In the “Code” book, Langdon tells his fellow truthseeker, Sophie, that it’s OK to keep the “facts” about Jesus hidden, as “every faith is based on fabrication,” and the Bible is a “guidepost for millions of people.” “Religious allegory has become a part of the fabric of reality. Living in that reality helps millions of people cope.”
The movie goes even further: Langdon tells of calling on Jesus for help as a child, and asks Sophie, who’s considering revealing the secret of the Grail, “Will you destroy faith or renew it?

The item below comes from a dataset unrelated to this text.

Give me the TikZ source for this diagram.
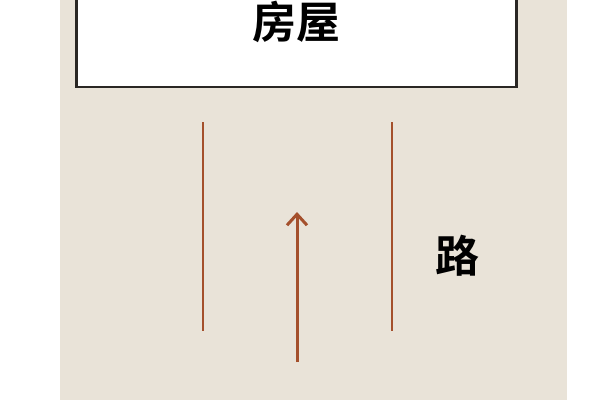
\documentclass[tikz,border=0pt]{standalone}
\usepackage{fontspec}
\newfontfamily\cjk{Noto Sans CJK SC}[BoldFont={Noto Sans CJK SC Bold}]
\definecolor{paper}{HTML}{E9E3D8}
\definecolor{road}{HTML}{A4502C}
\definecolor{frame}{HTML}{2A2724}
\usetikzlibrary{arrows.meta}
\tikzset{
  house/.style={draw=frame, line width=2.5pt, fill=white, minimum width=440pt, minimum height=100pt, inner sep=0pt},
  label/.style={font=\cjk\bfseries\fontsize{44}{48}\selectfont, text=black, inner sep=0pt},
  roadedge/.style={draw=road, line width=2.2pt},
  dir/.style={draw=road, line width=3pt, -{Straight Barb[length=11pt,width=20pt,line width=3pt]}}
}
\begin{document}
\begin{tikzpicture}[x=1pt,y=-1pt]
\useasboundingbox (0,0) rectangle (600,400);
\fill[white] (0,0) rectangle (600,400);
\fill[paper] (60,0) rectangle (567,400);
\node[house, anchor=south west] (house) at (75,88) {};
\node[label] (houselabel) at (296,22) {房屋};
\coordinate (l1) at (203,122);
\coordinate (l2) at (203,331);
\coordinate (r1) at (392,122);
\coordinate (r2) at (392,331);
\coordinate (a1) at (297,362);
\coordinate (a2) at (297,212);
\draw[roadedge] (l1) -- (l2);
\draw[roadedge] (r1) -- (r2);
\draw[dir] (a1) -- (a2);
\node[label] (roadlabel) at (457,256) {路};
\end{tikzpicture}
\end{document}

As for defining the truth, “what matters is what you [Sophie] believe.” Langdon himself at end of both book and movie kneels in prayer at the Grail’s site. Publishers and Hollywood movie moguls obviously prefer such ambiguity in their pursuit of profits from benighted audiences.
Instead of having his characters tell the world the truth, they settle for knowing that “the story of Mary Magdalene is all around us,” ready to be discovered by the culturally informed. Those elites will awaken to our “destructive paths” and “the need to restore the sacred feminine.” Cold comfort for a world whose elite won’t even admit the planet-endangering truths of global warming!
Finally, for more enjoyable and genuinely radical fictional treatment of these issues: On the Middle Ages, try Hugo’s “The Hunchback of Notre Dame” or William Morris’s “A Dream of John Ball.” And for a genuinely heretical view of religion, try Phillip Pullman’s beautiful series, “His Dark Materials.”